I have learned not to get de-railed on a Sunday morning when someone walks out after they realize I am the pastor of the church.
Once a woman showed up a few minutes before the service and explained she was new to the city, wanted to find a church, etc. She was very excited because we were “right around the corner” from her. She told me a bit about her church background, and I had an inkling that she might have an issue with a woman pastor. I welcomed her warmly and subtly mentioned that I was the Lead Pastor. I saw her face fall, briefly, before she forced herself back into a smile. To her credit, she tried to be discreet. “You know?” she said, “I’m…um…just going to go home. I just remembered something.” She didn’t come back.
A few months ago it happened again. A young man showed up, very friendly, “looking for a church.” We had a lovely talk as he found a place to sit. He stayed most of the service, until I got up to preach. The look of shock on his face was far from discreet this time around. He looked to his left, and to his right, stood up in the middle of my opening paragraph and quite literally BOLTED to the door. Like, I mean bolted. His body was sort of bent over in a pointy shape as he took several giant steps out, stopping for nothing.

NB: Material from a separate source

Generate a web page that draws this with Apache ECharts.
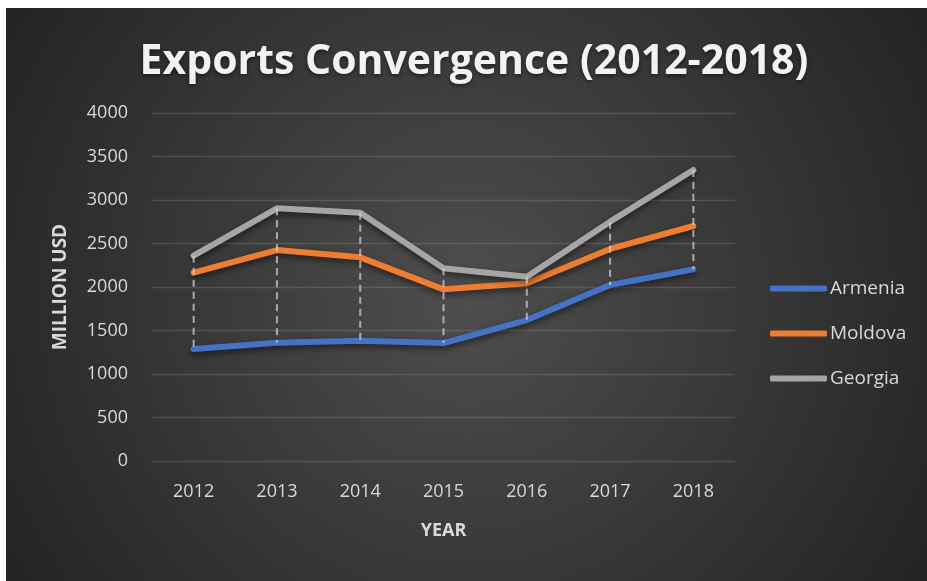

Sometimes people ask me what I do in those moments. My answer is simple: I preach anyway. I keep going. I do what I’ve been called to do.
There has been a lot of talk online in my circles in the last couple of weeks about women pastors and the things we face. This week on Twitter, for example, someone compared women pastors to sex offenders! (That was a new one!) “Wow,” my husband said when I told him, “What did you do?”
“Well,” I said, “I kept working.”
I have been in my role as a Lead Pastor of a church for 14 years now, and in those 14 years I have lost count of the number of “how-can-you-do-what-you-do-don’t-you-take-the-Bible-seriously?’ comments I have received. Yes, it is annoying. Yes, it makes wrong assumptions about me. Yes, I want to defend myself.
But, what do I do?
I keep working.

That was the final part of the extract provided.